Title: Archean Turbidite Basin, Northwestern Ontario: ABSTRACT

Author(s): Roger G. Walker, F. J. Pettijohn

Article Type: Meeting abstract

Abstract:

The importance of the study of Archean sedimentary sequences in unraveling the early history of the earth and continental development is self-evident. To this end we made a detailed stratigraphic and sedimentologic analysis of an Archean basin typical of the many found in the Slave and Superior provinces of the Canadian shield. The sedimentary sequence chosen, probably between 5,000 and 10,000 ft thick, is exposed on the shores of East Bay of Minnitaki Lake in northwestern Ontario. The lower 4,400 ft was studied in detail.

The entire section consists of turbidites, the indigenous sediment being fine mudstone and siltstone commonly forming graded couplets 1 or 2 cm thick with distal aspect. Interbedded with this predominantly pelitic facies are proximal facies. These consist of coarse, graded graywacke and, in places, graded conglomerate, the latter with cobbles up to 40 cm in diameter. The conglomerate near the base of the section consists of quartz-porphyry debris with numerous large sedimentary intraclasts; that near the middle of the section is of "granitic" provenance and contains cobbles of "granitic" aspect.

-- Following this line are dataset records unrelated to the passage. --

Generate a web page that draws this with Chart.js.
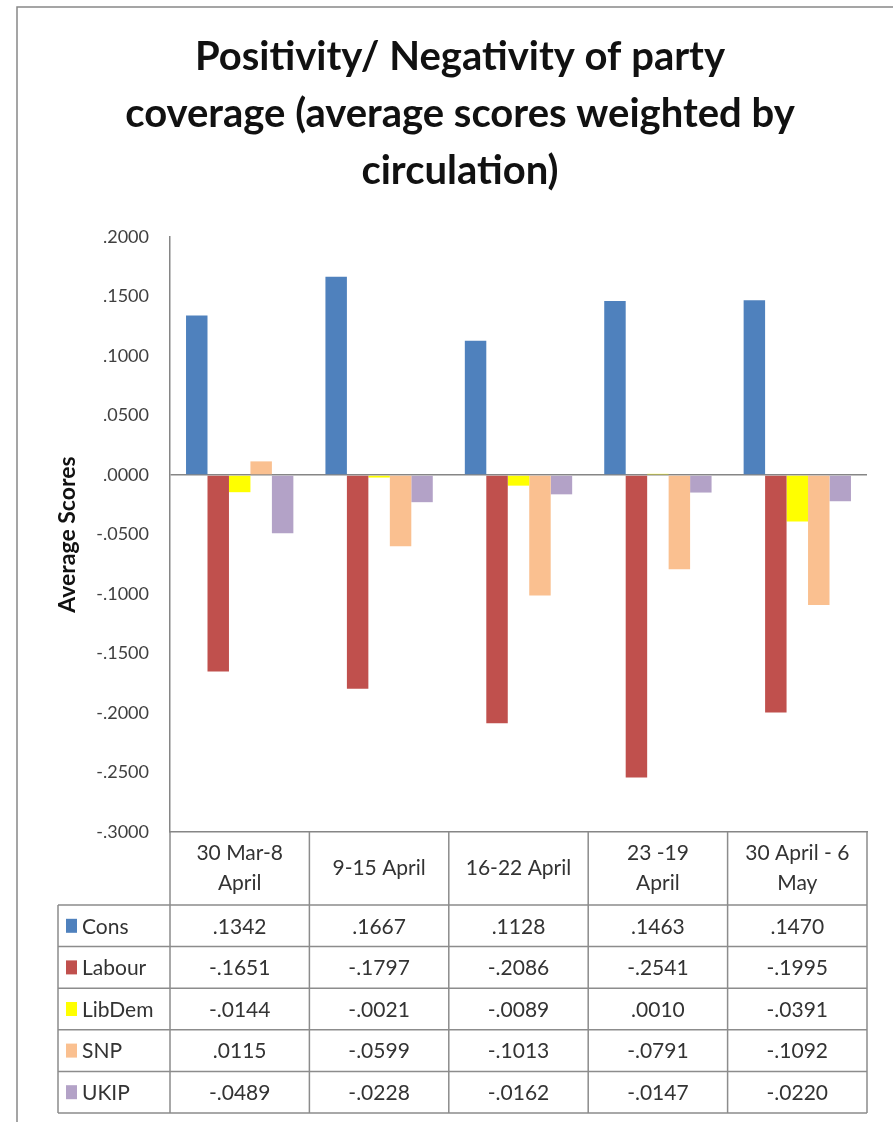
<!DOCTYPE html>
<html>
<head>
<meta charset="utf-8">
<script src="https://cdn.jsdelivr.net/npm/chart.js@4.4.1/dist/chart.umd.min.js"></script>
<style>
  body { margin: 0; background: #fff; }
  canvas { display: block; }
</style>
</head>
<body>
<canvas id="chart" width="893" height="1122"></canvas>
<script>
const periods = [['30 Mar-8', 'April'], ['9-15 April'], ['16-22 April'], ['23 -19', 'April'], ['30 April - 6', 'May']];
const parties = ['Cons', 'Labour', 'LibDem', 'SNP', 'UKIP'];
const cons = [0.1342, 0.1667, 0.1128, 0.1463, 0.1470];
const labour = [-0.1651, -0.1797, -0.2086, -0.2541, -0.1995];
const libDem = [-0.0144, -0.0021, -0.0089, 0.0010, -0.0391];
const snp = [0.0115, -0.0599, -0.1013, -0.0791, -0.1092];
const ukip = [-0.0489, -0.0228, -0.0162, -0.0147, -0.0220];
const colours = ['#4F81BD', '#C0504D', '#FFFF00', '#FAC090', '#B3A2C7'];
const series = [cons, labour, libDem, snp, ukip];

const FONT = 'Lato, "Open Sans", sans-serif';
const LINE = '#8C8C8C';

// .1342 / -.1651 style, like the Excel number format
function fmt(v) {
    const r = Math.round(v * 10000);
    return (r < 0 ? '-' : '') + '.' + String(Math.abs(r)).padStart(4, '0');
}

const frame = {
    id: 'frame',
    beforeDraw(chart) {
        const c = chart.ctx;
        c.save();
        c.fillStyle = '#fff';
        c.fillRect(0, 0, chart.width, chart.height);
        c.strokeStyle = '#888';
        c.lineWidth = 1.5;
        c.beginPath();
        c.moveTo(17, chart.height + 2);
        c.lineTo(17, 7);
        c.lineTo(chart.width + 2, 7);
        c.stroke();
        c.restore();
    }
};

// data table under the plot, columns follow the x scale
const dataTable = {
    id: 'dataTable',
    afterDraw(chart) {
        const c = chart.ctx;
        const area = chart.chartArea;
        const xs = chart.scales.x;
        const n = periods.length;
        const colW = (area.right - area.left) / n;
        const headTop = area.bottom;
        const headBottom = 905;
        const rowH = 41.6;
        const tableLeft = 58;
        const tableBottom = headBottom + rowH * parties.length;

        c.save();
        c.strokeStyle = LINE;
        c.lineWidth = 1.5;
        c.beginPath();
        for (let i = 0; i <= n; i++) {
            const x = area.left + i * colW;
            c.moveTo(x, headTop);
            c.lineTo(x, tableBottom);
        }
        c.moveTo(tableLeft, headBottom);
        c.lineTo(tableLeft, tableBottom);
        for (let r = 0; r <= parties.length; r++) {
            const y = headBottom + r * rowH;
            c.moveTo(tableLeft, y);
            c.lineTo(area.right, y);
        }
        c.stroke();

        c.fillStyle = '#333';
        c.textAlign = 'center';
        c.textBaseline = 'middle';
        c.font = '21px ' + FONT;
        periods.forEach((lines, i) => {
            const cx = xs.getPixelForValue(i);
            const mid = (headTop + headBottom) / 2;
            const lh = 30;
            lines.forEach((t, k) => {
                c.fillText(t, cx, mid + (k - (lines.length - 1) / 2) * lh);
            });
        });

        parties.forEach((p, r) => {
            const cy = headBottom + (r + 0.5) * rowH;
            c.fillStyle = colours[r];
            c.fillRect(tableLeft + 8, cy - 7, 11, 14);
            c.fillStyle = '#333';
            c.textAlign = 'left';
            c.fillText(p, tableLeft + 24, cy + 1);
            c.textAlign = 'center';
            series[r].forEach((v, i) => {
                c.fillText(fmt(v), xs.getPixelForValue(i), cy + 1);
            });
        });
        c.restore();
    }
};

new Chart(document.getElementById('chart'), {
    type: 'bar',
    data: {
        labels: periods,
        datasets: parties.map((p, i) => ({
            label: p,
            data: series[i],
            backgroundColor: colours[i],
            borderWidth: 0,
            barPercentage: 1,
            categoryPercentage: 0.77
        }))
    },
    options: {
        responsive: false,
        animation: false,
        devicePixelRatio: 1,
        layout: { padding: { top: 0, right: 0, bottom: 282, left: 27 } },
        plugins: {
            legend: { display: false },
            tooltip: { enabled: false },
            title: {
                display: true,
                text: ['Positivity/ Negativity of party', 'coverage (average scores weighted by', 'circulation)'],
                color: '#111',
                font: { family: FONT, size: 40, weight: 'bold', lineHeight: 1.43 },
                padding: { top: 28, bottom: 37.5 }
            }
        },
        scales: {
            x: {
                ticks: { display: false },
                grid: { display: false },
                border: { display: true, color: '#868686', width: 1.5 }
            },
            y: {
                min: -0.3,
                max: 0.2,
                afterFit(scale) { scale.width = 143; },
                ticks: {
                    stepSize: 0.05,
                    padding: 21,
                    color: '#404040',
                    font: { family: FONT, size: 18 },
                    callback: v => fmt(v)
                },
                grid: {
                    drawTicks: false,
                    color: ctx => Math.abs(ctx.tick.value) < 1e-9 ? '#868686' : 'rgba(0,0,0,0)',
                    lineWidth: 1.5
                },
                border: { display: true, color: '#868686', width: 1.5 },
                title: {
                    display: true,
                    text: 'Average Scores',
                    color: '#111',
                    font: { family: FONT, size: 23, weight: 'bold' },
                    padding: { top: 27 }
                }
            },
            // empty right-hand axis, only reserves the margin right of the plot
            spacer: {
                type: 'linear',
                position: 'right',
                display: true,
                afterFit(scale) { scale.width = 26; },
                ticks: { display: false },
                grid: { display: false },
                border: { display: false }
            }
        }
    },
    plugins: [frame, dataTable]
});
</script>
</body>
</html>
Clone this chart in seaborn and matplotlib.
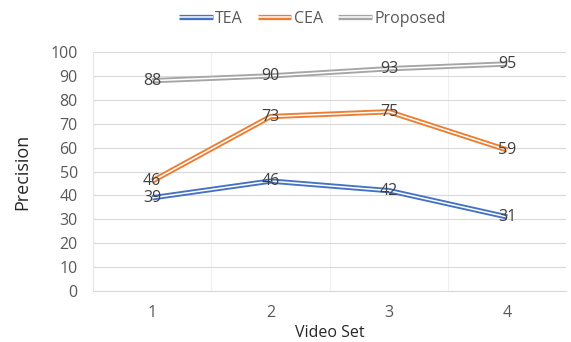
import matplotlib
matplotlib.use("Agg")
import matplotlib.pyplot as plt
import matplotlib.patheffects as pe
from matplotlib.lines import Line2D
import seaborn as sns
import pandas as pd

video_sets = [1, 2, 3, 4]
tea = [39, 46, 42, 31]
cea = [46, 73, 75, 59]
proposed = [88, 90, 93, 95]
series_names = ["TEA", "CEA", "Proposed"]
colors = ["#4472C4", "#ED7D31", "#A5A5A5"]
y_ticks = [0, 10, 20, 30, 40, 50, 60, 70, 80, 90, 100]

df = pd.DataFrame({
    "Video Set": video_sets * 3,
    "Precision": tea + cea + proposed,
    "Series": sum([[n] * 4 for n in series_names], []),
})

sns.set_theme(style="white")
plt.rcParams["font.family"] = ["Open Sans", "DejaVu Sans"]

fig = plt.figure(figsize=(5.71, 3.42), dpi=100)
ax = fig.add_axes([0.163, 0.149, 0.829, 0.699])

sns.lineplot(data=df, x="Video Set", y="Precision", hue="Series",
             palette=dict(zip(series_names, colors)), hue_order=series_names,
             linewidth=1.1, legend=False, ax=ax)

def effects(col):
    return [pe.Stroke(linewidth=3.8, foreground=col, capstyle="butt"), pe.Normal()]

handles = []
for line, col, name in zip(ax.lines, colors, series_names):
    line.set_color("white")
    line.set_linewidth(1.1)
    line.set_solid_capstyle("butt")
    line.set_path_effects(effects(col))
    h = Line2D([0], [0], color="white", lw=1.1, solid_capstyle="butt",
               path_effects=effects(col))
    handles.append(h)

for vals in [tea, cea, proposed]:
    for x, v in zip(video_sets, vals):
        ax.text(x, v, str(v), ha="center", va="center", fontsize=11.5, color="#404040")

ax.set_xlim(0.5, 4.5)
ax.set_ylim(0, 100)
ax.set_yticks(y_ticks)
ax.set_xticks(video_sets)
ax.set_xticks([1.5, 2.5, 3.5], minor=True)
ax.grid(axis="y", which="major", color="#D9D9D9", linewidth=0.8)
ax.grid(axis="x", which="minor", color="#F0F0F0", linewidth=0.8)
ax.tick_params(axis="both", which="both", length=0, labelsize=11.5, labelcolor="#595959")
ax.tick_params(axis="y", pad=11)
ax.tick_params(axis="x", pad=10)
for s in ["top", "right"]:
    ax.spines[s].set_visible(False)
ax.spines["left"].set_color("#E6E6E6")
ax.spines["bottom"].set_color("#D9D9D9")
ax.spines["left"].set_linewidth(0.8)
ax.spines["bottom"].set_linewidth(0.8)

ax.set_xlabel("Video Set", fontsize=11.5, color="#262626", labelpad=3)
ax.set_ylabel("Precision", fontsize=13, color="#262626", labelpad=14)

fig.legend(handles, series_names, loc="center", bbox_to_anchor=(0.547, 0.945), ncol=3,
           frameon=False, fontsize=11.5, handlelength=2.1, columnspacing=0.95,
           handletextpad=0.15, labelcolor="#595959")

fig.savefig("out.png", dpi=100)
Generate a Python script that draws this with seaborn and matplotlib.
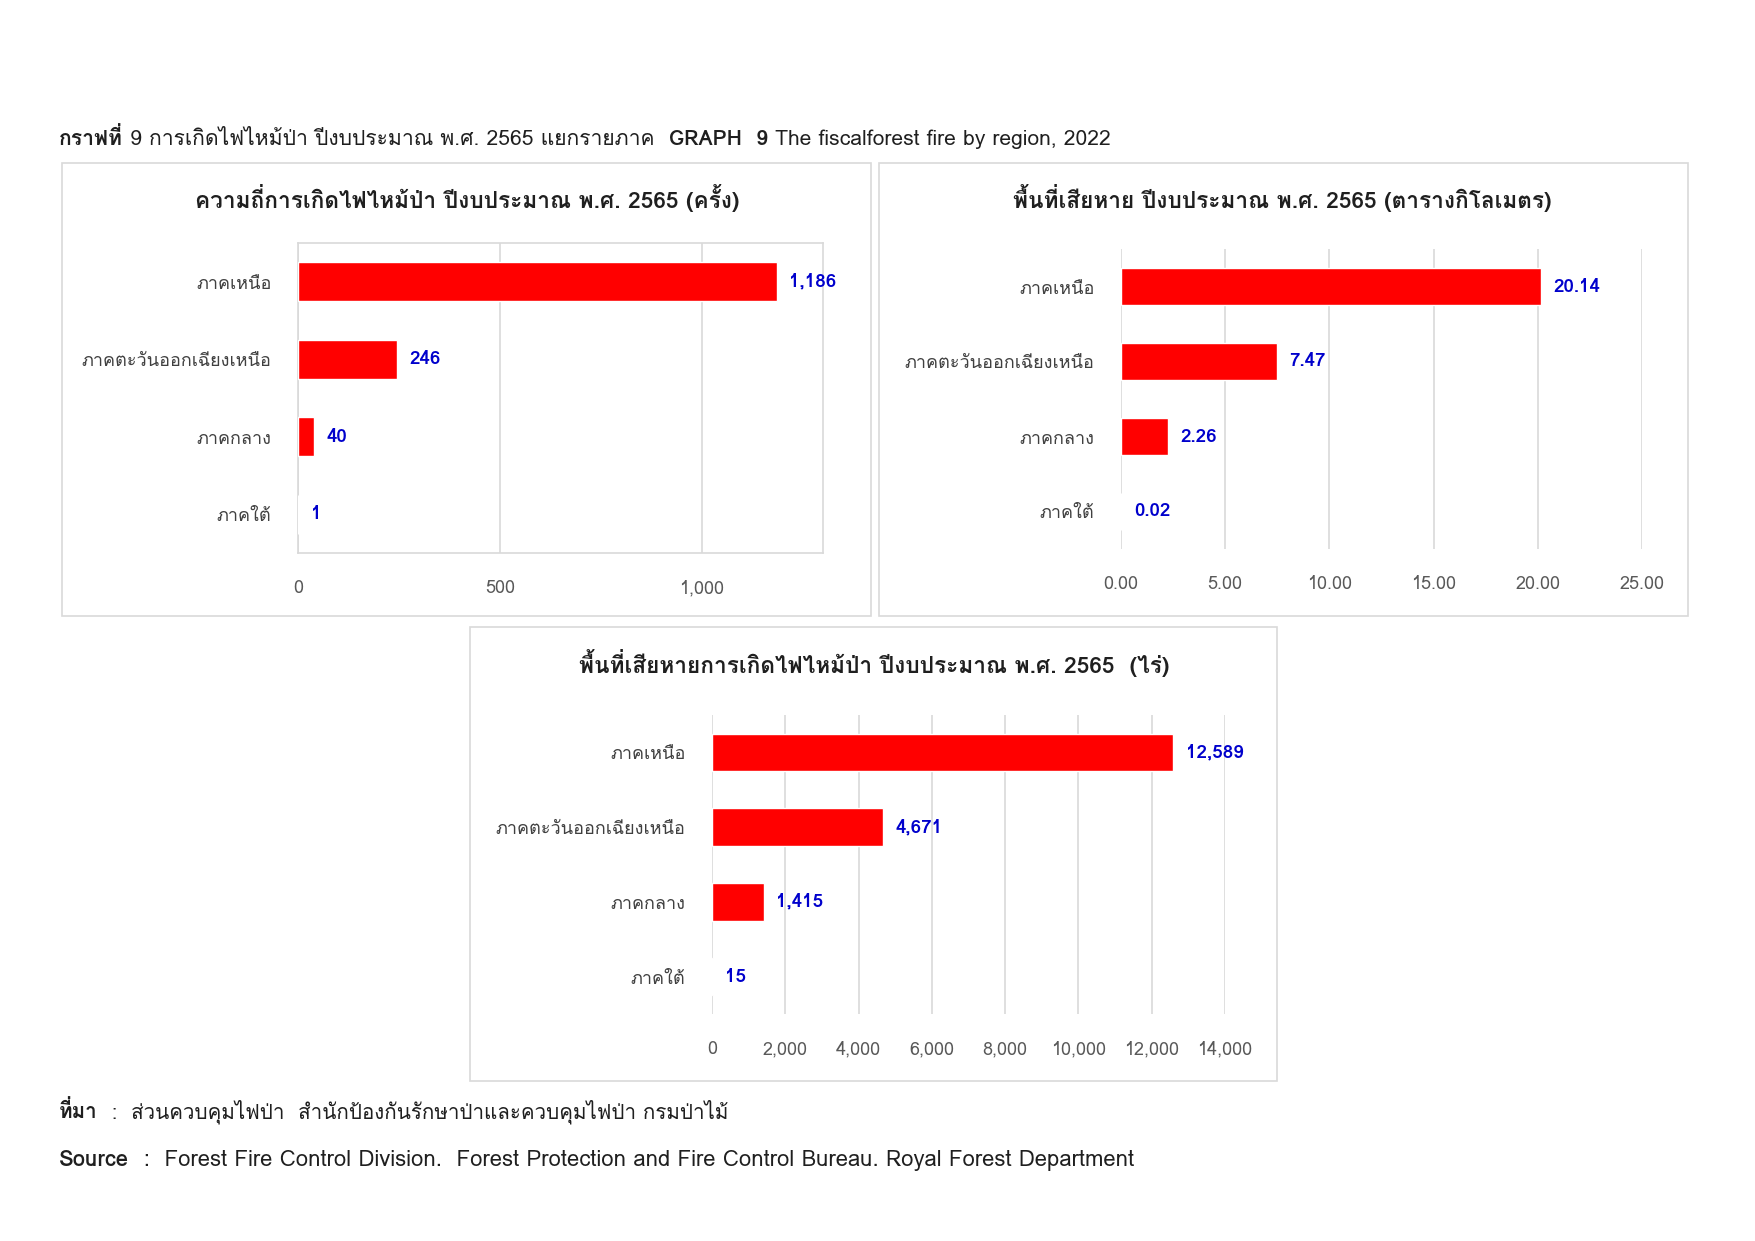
import matplotlib
matplotlib.use("Agg")
import matplotlib.pyplot as plt
import seaborn as sns
import pandas as pd
from matplotlib import font_manager
from matplotlib.ft2font import FT2Font
from matplotlib.patches import Rectangle
from matplotlib.ticker import FuncFormatter

# ----------------------------------------------------------------------
# Data
# ----------------------------------------------------------------------
regions = ["ภาคเหนือ", "ภาคตะวันออกเฉียงเหนือ", "ภาคกลาง", "ภาคใต้"]
fire_count = [1186, 246, 40, 1]
area_sqkm = [20.14, 7.47, 2.26, 0.02]
area_rai = [12589, 4671, 1415, 15]

count_ticks = [0, 500, 1000]
sqkm_ticks = [0, 5, 10, 15, 20, 25]
rai_ticks = [0, 2000, 4000, 6000, 8000, 10000, 12000, 14000]

title_count = "ความถี่การเกิดไฟไหม้ป่า ปีงบประมาณ พ.ศ. 2565 (ครั้ง)"
title_sqkm = "พื้นที่เสียหาย ปีงบประมาณ พ.ศ. 2565 (ตารางกิโลเมตร)"
title_rai = "พื้นที่เสียหายการเกิดไฟไหม้ป่า ปีงบประมาณ พ.ศ. 2565  (ไร่)"

header_runs = [("กราฟที่", "bold"), (" 9 การเกิดไฟไหม้ป่า ปีงบประมาณ พ.ศ. 2565 แยกรายภาค  ", "normal"),
               ("GRAPH  9", "bold"), (" The fiscalforest fire by region, 2022", "normal")]
source_th = [("ที่มา", "bold"), ("  :  ส่วนควบคุมไฟป่า  สำนักป้องกันรักษาป่าและควบคุมไฟป่า กรมป่าไม้", "normal")]
source_en = [("Source", "bold"), ("  :  Forest Fire Control Division.  Forest Protection and Fire Control Bureau. Royal Forest Department", "normal")]

BAR_RED = "#FF0000"
LABEL_BLUE = "#0000CC"
GRID_GREY = "#D9D9D9"
TICK_GREY = "#595959"
TEXT_DARK = "#1F1F1F"


# ----------------------------------------------------------------------
# Thai font + mark placement
# matplotlib does no OpenType shaping, so use a font with the old
# private-use glyph variants (Loma) and pick the variants by hand.
# ----------------------------------------------------------------------
def thai_font():
    best, fallback = None, None
    for f in font_manager.fontManager.ttflist:
        try:
            cm = FT2Font(f.fname).get_charmap()
        except Exception:
            continue
        if 0x0E01 not in cm:
            continue
        fallback = fallback or f.name
        if 0xF70A in cm and f.name == "Loma":
            best = f.name
    return best, (best or fallback)


HAS_PUA, THAI = thai_font()

TALL = set("ปฝฟฬ")
UPPER_LEFT = {0x0E31: 0xF710, 0x0E34: 0xF701, 0x0E35: 0xF702, 0x0E36: 0xF703,
              0x0E37: 0xF704, 0x0E4D: 0xF711, 0x0E47: 0xF712}


def th(s):
    if not HAS_PUA:
        return s
    out, base, upper = [], "", False
    for i, ch in enumerate(s):
        cp = ord(ch)
        if cp in UPPER_LEFT:
            out.append(chr(UPPER_LEFT[cp]) if base in TALL else ch)
            upper = True
        elif 0x0E48 <= cp <= 0x0E4C:
            k = cp - 0x0E48
            nxt = s[i + 1] if i + 1 < len(s) else ""
            if upper or nxt == "\u0e33":
                out.append(chr(0xF713 + k) if base in TALL else ch)
            else:
                out.append(chr(0xF705 + k) if base in TALL else chr(0xF70A + k))
        elif 0x0E38 <= cp <= 0x0E3A:
            out.append(chr(0xF718 + cp - 0x0E38) if base in "ญฐ" else ch)
        else:
            out.append(ch)
            base, upper = ch, False
    return "".join(out)


sns.set_theme(style="white")
plt.rcParams["font.family"] = ([THAI] if THAI else []) + ["DejaVu Sans"]

fig = plt.figure(figsize=(17.55, 12.41), dpi=100)
W, H = 1755, 1241


def px_box(x0, y0, x1, y1):
    """pixel box (top-left origin) -> figure fraction rect"""
    return [x0 / W, 1 - y1 / H, (x1 - x0) / W, (y1 - y0) / H]


def panel_frame(x0, y0, x1, y1):
    l, b, w, h = px_box(x0, y0, x1, y1)
    fig.patches.append(Rectangle((l, b), w, h, transform=fig.transFigure,
                                 facecolor="none", edgecolor=GRID_GREY, lw=1.2, zorder=-1))


def bar_panel(rect, values, ticks, xmax, fmt_tick, fmt_val, boxed):
    ax = fig.add_axes(rect)
    df = pd.DataFrame({"region": [th(r) for r in regions], "value": values})
    sns.barplot(data=df, y="region", x="value", orient="h", color=BAR_RED,
                saturation=1, width=0.5, ax=ax, zorder=3)
    ax.set_xlim(0, xmax)
    ax.set_xticks(ticks)
    ax.xaxis.set_major_formatter(FuncFormatter(lambda v, _: fmt_tick(v)))
    ax.set_xlabel("")
    ax.set_ylabel("")
    ax.grid(axis="x", color=GRID_GREY, lw=1.2, zorder=0)
    ax.grid(axis="y", visible=False)
    ax.tick_params(axis="x", length=0, pad=19, labelsize=13, labelcolor=TICK_GREY)
    ax.tick_params(axis="y", length=0, pad=19, labelsize=13, labelcolor="#404040")
    for s in ax.spines.values():
        s.set_visible(boxed)
        s.set_color(GRID_GREY)
        s.set_linewidth(1.2)
    ax.bar_label(ax.containers[0], labels=[fmt_val(v) for v in values], padding=9,
                 color=LABEL_BLUE, fontsize=13.5, fontweight="bold")
    return ax


def draw_runs(x, y, runs, size, color=TEXT_DARK):
    renderer = fig.canvas.get_renderer()
    for text, weight in runs:
        t = fig.text(x, y, th(text), fontsize=size, fontweight=weight, color=color,
                     ha="left", va="baseline")
        bb = t.get_window_extent(renderer=renderer)
        x += bb.width / W


# ----------------------------------------------------------------------
# Panels
# ----------------------------------------------------------------------
panel_frame(62, 163, 871, 616)
panel_frame(879, 163, 1688, 616)
panel_frame(470, 627, 1277, 1081)

bar_panel(px_box(298, 243, 823, 553), fire_count, count_ticks, 1300,
          lambda v: f"{v:,.0f}", lambda v: f"{v:,.0f}", True)
bar_panel(px_box(1121, 249, 1642, 549), area_sqkm, sqkm_ticks, 25,
          lambda v: f"{v:.2f}", lambda v: f"{v:.2f}", False)
bar_panel(px_box(712, 715, 1225, 1014), area_rai, rai_ticks, 14000,
          lambda v: f"{v:,.0f}", lambda v: f"{v:,.0f}", False)

title_kw = dict(fontsize=16.3, fontweight="bold", color=TEXT_DARK, ha="center", va="center")
fig.text(467 / W, 1 - 198 / H, th(title_count), **title_kw)
fig.text(1282 / W, 1 - 198 / H, th(title_sqkm), **title_kw)
fig.text(874 / W, 1 - 663 / H, th(title_rai), **title_kw)

draw_runs(59 / W, 1 - 145 / H, header_runs, 15.2)
draw_runs(59 / W, 1 - 1118 / H, source_th, 14.8)
draw_runs(59 / W, 1 - 1166 / H, source_en, 15.9)

fig.savefig("out.png", dpi=100, facecolor="white")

The study demonstrates the dominant role of turbidity currents in the deposition of Archean sediments--even of coarse conglomerates--and establishes the non-volcanic origin of these sediments and a sialic plutonic source for most of the basin fill. The strata are not intra-volcanic but are, instead, a true epiclastic sequence deposited in a turbidite basin--perhaps similar to the younger turbidite basins of southern California.